I love to hate food. Its been that way ever since I could eat solids. Perhaps the reason I find eating tedious and a task to be undertaken only when one’s stomach rebels mightily, is that I was forced to eat as a child – apparently my skinny frame was a source of displeasure to my very stout father whose other children were reassuringly well-rounded. My younger brother grew to huge proportions fed on a diet that had little or no nutrition and was heavy on taste and my sister enjoyed eating while making it a point not to appear so. I felt left out in the family where food was God.
I remember the early days when I would cry at the sight of a plate of rice, curry, vegetables and fish or meat all mixed up and rolled into balls to facilitate eating. I would sit before the plate and escape to my dream world where eating was banished and let the rice balls curl up and dry before my mother would give me a sound scolding and get me started on the food. If there was delicious kheema, I would ask for green beans. If there was platters of fried fish of a special variety, I would complain that it smelt of petrol (it really did bother me). If there was yoghurt in any form, I would eat that – I detested rice and still am not fond of it after so many years.
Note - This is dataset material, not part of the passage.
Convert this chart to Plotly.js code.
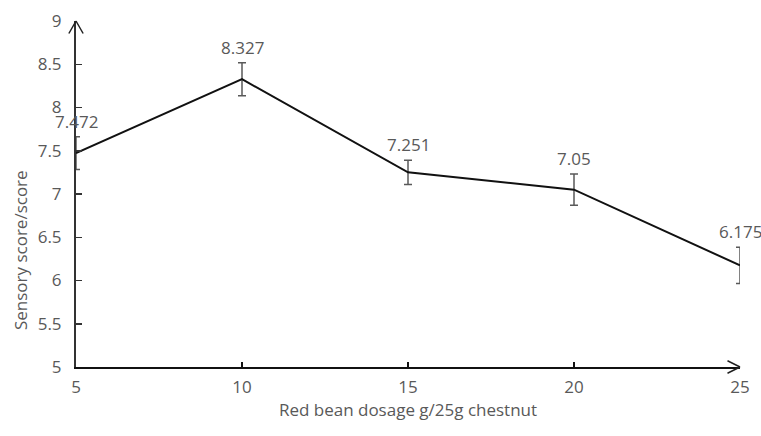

Another reason I disliked food is the large numbers of people who would arrive during the weekend at our tiny flat, just to eat food. They would pig out and then loll around the place giving us girls little or no privacy. My parents were always in the kitchen. I do not recall family outings or educational trips or just going out to a nice restaurant once in a while. The family’s focus was food nearly all the time. I never understood the reason my father felt like feeding 20 people every week for the ten years that we were in the Gulf.
My father lost his mother at a tender age and his father was never there for the dozen children that he co-created. So their childhood was hard and they often had to forgo meals. I suppose in his mind, food gained utmost importance and the idea of parenting was tied up in it. Thus I longed for books and got food. I longed to go and see places and got food instead. I longed for dance lessons and didn’t have the courage to say that fearing I would hear the refrain “we can’t afford it” and then be given some ‘treat’ to reassure me. I associate and overabundance of food with waste and hate leftovers with a passion.
I am sure everyone else thought I was an ungrateful creature who should have been thanking my parents on bended knees for providing lavish fare everyday but they did not understand that everyone’s needs are not alike. I craved intellectual stimulation more than food but I was sadly in the minority in a family that would rather watch TV than actually read anything .Therefore what seemed like a dream existence to some strangely turned out to be a childhood I did not cherish and thus I continue to dislike eating except when warranted.